**SOURCE RECORDS:**
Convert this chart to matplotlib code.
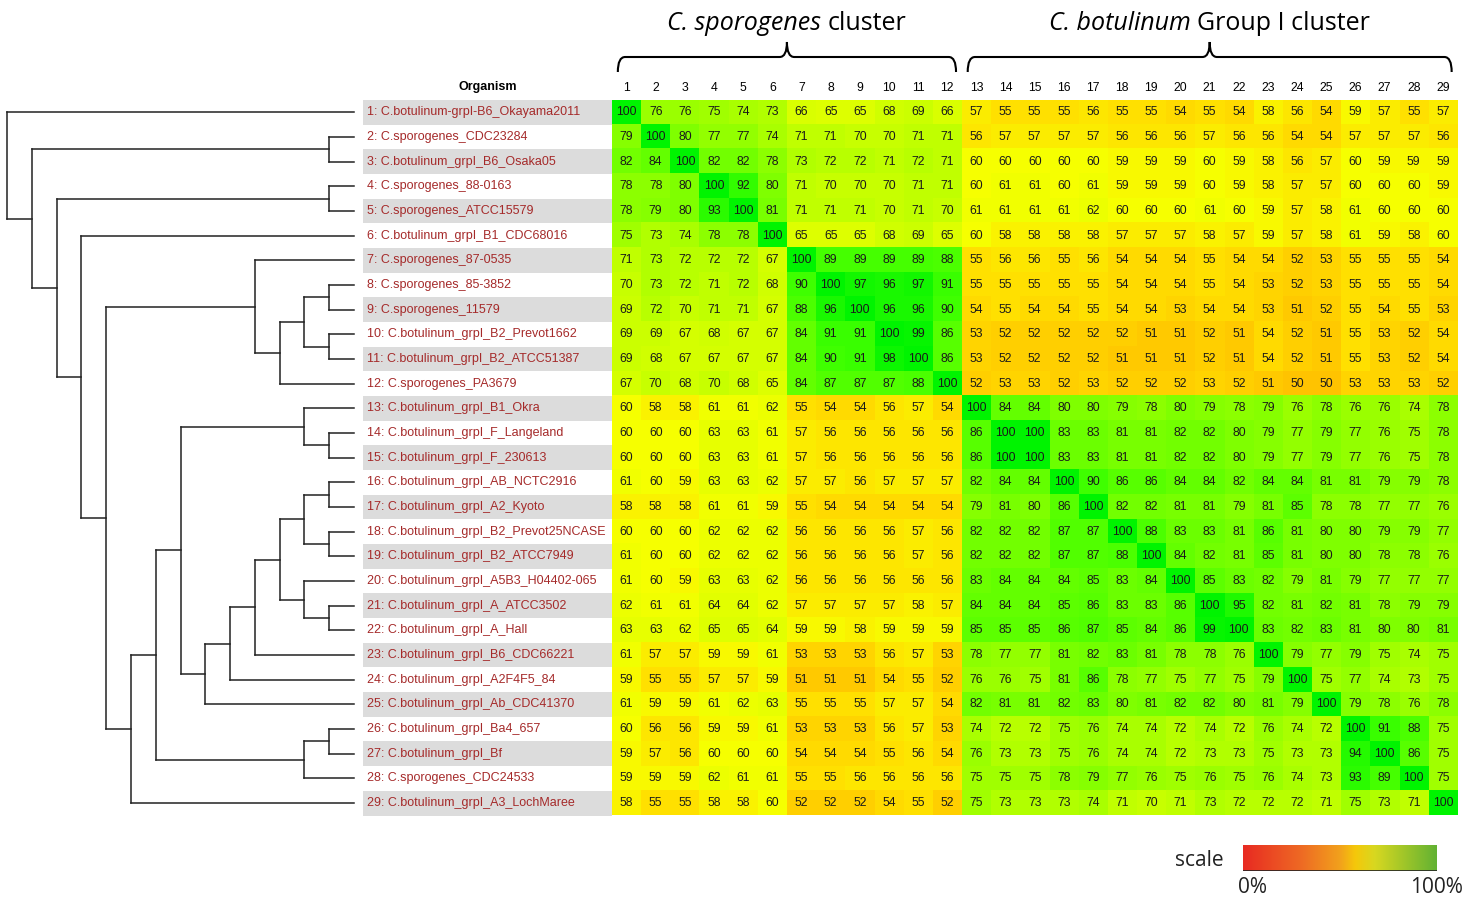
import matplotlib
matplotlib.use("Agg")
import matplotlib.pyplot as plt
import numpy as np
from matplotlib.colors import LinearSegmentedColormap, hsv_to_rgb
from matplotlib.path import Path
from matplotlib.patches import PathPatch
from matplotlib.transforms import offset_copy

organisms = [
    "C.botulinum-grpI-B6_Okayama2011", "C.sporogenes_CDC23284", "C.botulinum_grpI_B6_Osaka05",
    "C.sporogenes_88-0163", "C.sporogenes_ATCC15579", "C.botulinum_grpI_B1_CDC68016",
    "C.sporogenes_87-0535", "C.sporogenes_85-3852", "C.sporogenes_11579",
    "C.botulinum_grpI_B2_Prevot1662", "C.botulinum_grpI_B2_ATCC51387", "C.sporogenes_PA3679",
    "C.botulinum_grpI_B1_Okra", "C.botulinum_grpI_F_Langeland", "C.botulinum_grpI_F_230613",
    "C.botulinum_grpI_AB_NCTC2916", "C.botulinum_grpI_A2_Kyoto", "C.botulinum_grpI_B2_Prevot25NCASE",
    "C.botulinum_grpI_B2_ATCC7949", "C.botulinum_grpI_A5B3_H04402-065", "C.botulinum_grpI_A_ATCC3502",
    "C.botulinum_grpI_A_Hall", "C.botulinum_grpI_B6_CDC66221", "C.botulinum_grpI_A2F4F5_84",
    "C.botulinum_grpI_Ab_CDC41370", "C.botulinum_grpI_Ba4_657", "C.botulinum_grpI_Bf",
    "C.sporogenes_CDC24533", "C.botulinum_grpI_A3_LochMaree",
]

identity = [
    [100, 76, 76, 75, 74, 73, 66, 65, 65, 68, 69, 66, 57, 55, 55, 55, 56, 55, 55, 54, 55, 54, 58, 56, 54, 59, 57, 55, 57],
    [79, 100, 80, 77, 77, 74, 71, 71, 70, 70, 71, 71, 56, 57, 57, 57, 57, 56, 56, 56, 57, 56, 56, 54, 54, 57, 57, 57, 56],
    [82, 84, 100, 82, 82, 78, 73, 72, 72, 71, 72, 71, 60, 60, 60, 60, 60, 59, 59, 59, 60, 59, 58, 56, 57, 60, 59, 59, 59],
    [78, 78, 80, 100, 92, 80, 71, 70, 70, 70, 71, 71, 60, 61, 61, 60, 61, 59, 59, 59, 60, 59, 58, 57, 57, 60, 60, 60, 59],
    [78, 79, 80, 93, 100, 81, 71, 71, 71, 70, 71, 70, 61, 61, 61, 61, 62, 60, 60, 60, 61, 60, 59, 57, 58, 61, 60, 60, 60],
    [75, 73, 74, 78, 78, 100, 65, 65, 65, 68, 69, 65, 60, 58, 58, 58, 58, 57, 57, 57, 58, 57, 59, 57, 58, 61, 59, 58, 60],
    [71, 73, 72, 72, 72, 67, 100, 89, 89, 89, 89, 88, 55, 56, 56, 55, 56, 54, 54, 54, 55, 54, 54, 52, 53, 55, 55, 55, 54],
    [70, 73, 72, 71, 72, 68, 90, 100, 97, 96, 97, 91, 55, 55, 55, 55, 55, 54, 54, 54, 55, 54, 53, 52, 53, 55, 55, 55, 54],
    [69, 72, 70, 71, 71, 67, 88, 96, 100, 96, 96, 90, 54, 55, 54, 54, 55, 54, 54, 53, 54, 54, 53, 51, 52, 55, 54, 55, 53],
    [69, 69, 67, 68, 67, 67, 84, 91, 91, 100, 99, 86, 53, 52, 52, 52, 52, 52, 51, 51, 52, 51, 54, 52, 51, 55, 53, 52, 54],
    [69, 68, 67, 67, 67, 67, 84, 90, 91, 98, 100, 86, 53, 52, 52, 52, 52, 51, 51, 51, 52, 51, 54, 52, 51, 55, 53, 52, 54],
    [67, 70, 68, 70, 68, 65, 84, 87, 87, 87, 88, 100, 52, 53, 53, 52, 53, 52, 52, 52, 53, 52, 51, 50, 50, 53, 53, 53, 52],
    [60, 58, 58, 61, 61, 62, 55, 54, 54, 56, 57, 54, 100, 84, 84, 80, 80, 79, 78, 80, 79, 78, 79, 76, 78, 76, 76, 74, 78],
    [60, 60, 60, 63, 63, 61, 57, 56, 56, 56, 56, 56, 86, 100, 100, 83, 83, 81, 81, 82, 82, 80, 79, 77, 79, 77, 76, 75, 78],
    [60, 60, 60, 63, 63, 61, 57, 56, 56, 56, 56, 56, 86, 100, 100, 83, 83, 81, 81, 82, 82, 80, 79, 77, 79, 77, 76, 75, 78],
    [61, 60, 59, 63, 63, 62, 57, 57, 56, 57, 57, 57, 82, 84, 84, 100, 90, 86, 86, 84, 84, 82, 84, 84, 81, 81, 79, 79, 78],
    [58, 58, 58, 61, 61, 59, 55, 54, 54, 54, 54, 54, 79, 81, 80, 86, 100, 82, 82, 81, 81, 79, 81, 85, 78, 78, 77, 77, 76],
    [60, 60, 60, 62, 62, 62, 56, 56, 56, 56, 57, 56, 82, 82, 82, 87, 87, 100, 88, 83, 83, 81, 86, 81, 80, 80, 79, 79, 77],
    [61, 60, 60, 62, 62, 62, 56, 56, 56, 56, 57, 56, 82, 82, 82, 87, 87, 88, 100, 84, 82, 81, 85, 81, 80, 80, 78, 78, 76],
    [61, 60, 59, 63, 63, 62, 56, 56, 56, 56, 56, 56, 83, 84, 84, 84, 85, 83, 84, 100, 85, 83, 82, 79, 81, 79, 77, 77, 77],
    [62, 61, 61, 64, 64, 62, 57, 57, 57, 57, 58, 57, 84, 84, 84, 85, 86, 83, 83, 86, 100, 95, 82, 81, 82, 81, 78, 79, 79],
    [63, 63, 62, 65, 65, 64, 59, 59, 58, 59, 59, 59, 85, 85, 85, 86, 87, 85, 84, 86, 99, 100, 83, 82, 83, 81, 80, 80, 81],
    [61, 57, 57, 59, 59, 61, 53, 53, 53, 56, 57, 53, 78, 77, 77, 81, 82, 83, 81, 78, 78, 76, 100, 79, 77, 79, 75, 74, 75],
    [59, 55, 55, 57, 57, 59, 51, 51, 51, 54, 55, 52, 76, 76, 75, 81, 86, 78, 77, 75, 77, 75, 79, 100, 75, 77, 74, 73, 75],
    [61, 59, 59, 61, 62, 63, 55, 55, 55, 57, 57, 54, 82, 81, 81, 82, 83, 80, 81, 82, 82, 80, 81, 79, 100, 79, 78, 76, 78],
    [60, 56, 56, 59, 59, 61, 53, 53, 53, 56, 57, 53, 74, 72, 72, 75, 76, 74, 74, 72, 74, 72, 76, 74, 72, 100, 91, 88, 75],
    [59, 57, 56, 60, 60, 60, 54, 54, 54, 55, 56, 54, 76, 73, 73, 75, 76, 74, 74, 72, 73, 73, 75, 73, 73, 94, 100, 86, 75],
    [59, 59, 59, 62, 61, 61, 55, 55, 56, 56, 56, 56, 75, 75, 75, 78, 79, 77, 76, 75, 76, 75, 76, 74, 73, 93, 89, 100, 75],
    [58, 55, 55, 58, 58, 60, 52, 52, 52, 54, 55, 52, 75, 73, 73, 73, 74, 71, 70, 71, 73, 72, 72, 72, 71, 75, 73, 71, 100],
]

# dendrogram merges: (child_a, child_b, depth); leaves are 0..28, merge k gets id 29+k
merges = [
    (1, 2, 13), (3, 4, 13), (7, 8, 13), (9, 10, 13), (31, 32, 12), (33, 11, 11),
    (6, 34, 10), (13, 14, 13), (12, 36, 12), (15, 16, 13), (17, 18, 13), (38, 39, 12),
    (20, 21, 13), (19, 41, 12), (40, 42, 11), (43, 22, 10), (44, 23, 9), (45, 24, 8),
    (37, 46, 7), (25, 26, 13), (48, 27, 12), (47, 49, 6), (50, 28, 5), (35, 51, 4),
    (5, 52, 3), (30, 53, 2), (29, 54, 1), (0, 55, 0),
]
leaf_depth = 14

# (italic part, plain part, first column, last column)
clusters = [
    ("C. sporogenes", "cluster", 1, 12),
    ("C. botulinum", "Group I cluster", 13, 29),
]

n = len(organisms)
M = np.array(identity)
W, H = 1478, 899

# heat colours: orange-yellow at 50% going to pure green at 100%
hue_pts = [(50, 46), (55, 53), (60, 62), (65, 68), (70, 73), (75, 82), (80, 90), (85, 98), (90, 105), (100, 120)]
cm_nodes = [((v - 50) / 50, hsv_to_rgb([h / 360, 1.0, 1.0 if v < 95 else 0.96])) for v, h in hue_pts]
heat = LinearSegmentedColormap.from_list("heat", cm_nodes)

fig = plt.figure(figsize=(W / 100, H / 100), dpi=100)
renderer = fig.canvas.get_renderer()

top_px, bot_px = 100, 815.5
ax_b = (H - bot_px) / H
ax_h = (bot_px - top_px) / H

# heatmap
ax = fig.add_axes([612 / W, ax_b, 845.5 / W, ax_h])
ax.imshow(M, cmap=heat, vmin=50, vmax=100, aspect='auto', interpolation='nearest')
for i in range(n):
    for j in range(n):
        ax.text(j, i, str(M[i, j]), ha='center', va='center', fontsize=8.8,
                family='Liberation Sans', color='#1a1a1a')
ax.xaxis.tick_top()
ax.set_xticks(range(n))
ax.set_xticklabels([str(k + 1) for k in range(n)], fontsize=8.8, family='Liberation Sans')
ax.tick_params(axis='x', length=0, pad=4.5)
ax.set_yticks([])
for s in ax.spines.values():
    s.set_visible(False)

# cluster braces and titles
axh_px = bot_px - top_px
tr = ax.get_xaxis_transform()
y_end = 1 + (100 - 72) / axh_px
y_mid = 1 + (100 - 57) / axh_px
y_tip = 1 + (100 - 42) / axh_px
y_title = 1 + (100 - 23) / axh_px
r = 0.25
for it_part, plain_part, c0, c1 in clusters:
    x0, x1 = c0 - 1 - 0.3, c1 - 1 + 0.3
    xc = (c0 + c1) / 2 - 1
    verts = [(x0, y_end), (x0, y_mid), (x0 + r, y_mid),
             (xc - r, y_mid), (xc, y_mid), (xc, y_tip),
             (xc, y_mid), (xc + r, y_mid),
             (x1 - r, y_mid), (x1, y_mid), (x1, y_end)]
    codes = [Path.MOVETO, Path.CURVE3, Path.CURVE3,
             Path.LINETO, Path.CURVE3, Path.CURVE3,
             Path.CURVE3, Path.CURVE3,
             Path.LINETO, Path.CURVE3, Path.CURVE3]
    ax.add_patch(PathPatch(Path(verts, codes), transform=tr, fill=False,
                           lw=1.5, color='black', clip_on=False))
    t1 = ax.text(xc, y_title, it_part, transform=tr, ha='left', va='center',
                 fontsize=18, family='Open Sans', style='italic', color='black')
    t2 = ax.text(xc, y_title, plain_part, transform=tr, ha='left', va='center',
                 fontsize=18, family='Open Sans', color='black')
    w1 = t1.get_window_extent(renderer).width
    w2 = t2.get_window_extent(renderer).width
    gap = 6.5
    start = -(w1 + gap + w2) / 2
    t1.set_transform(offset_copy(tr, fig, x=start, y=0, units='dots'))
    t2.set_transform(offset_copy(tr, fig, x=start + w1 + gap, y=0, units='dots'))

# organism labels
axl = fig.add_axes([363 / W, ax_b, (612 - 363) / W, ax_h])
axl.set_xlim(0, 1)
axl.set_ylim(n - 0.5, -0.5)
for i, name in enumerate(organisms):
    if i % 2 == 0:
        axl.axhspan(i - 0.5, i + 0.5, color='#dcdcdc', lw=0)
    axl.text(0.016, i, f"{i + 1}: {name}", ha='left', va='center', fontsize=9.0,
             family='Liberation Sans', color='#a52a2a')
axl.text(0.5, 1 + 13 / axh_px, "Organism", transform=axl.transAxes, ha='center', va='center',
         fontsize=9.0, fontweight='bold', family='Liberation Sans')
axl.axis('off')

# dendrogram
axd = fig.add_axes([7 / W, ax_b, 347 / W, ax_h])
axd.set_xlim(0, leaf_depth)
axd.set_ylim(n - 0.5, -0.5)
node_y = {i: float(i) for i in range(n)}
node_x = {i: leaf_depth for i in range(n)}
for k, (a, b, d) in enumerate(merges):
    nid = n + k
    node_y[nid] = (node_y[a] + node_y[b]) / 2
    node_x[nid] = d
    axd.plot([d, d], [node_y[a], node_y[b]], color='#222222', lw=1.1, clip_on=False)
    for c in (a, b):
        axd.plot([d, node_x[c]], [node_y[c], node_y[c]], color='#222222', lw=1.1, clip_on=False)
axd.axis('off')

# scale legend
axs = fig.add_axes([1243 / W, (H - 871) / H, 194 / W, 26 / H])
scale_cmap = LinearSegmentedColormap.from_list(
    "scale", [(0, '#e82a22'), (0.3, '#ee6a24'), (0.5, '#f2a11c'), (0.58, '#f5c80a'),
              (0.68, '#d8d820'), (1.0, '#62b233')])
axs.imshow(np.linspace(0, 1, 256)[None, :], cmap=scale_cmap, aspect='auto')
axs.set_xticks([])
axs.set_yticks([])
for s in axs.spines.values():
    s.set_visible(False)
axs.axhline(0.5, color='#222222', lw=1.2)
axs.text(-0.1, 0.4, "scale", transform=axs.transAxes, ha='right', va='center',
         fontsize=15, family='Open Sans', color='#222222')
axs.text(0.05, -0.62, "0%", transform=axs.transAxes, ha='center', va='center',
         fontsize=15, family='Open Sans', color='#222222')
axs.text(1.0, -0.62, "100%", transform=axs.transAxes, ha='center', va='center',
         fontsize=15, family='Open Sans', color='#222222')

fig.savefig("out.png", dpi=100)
...
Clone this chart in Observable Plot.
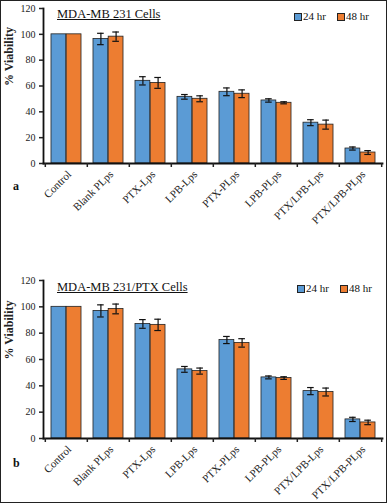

**GIVEN TASK:**
Give back exactly the lines from the one containing "Convert this chart to matplotlib code." to the one containing "from matplotlib.transforms import offset_copy", both included, and no pictures.

**ANSWER TO THIS TASK:**
Convert this chart to matplotlib code.
import matplotlib
matplotlib.use("Agg")
import matplotlib.pyplot as plt
import numpy as np
from matplotlib.colors import LinearSegmentedColormap, hsv_to_rgb
from matplotlib.path import Path
from matplotlib.patches import PathPatch
from matplotlib.transforms import offset_copy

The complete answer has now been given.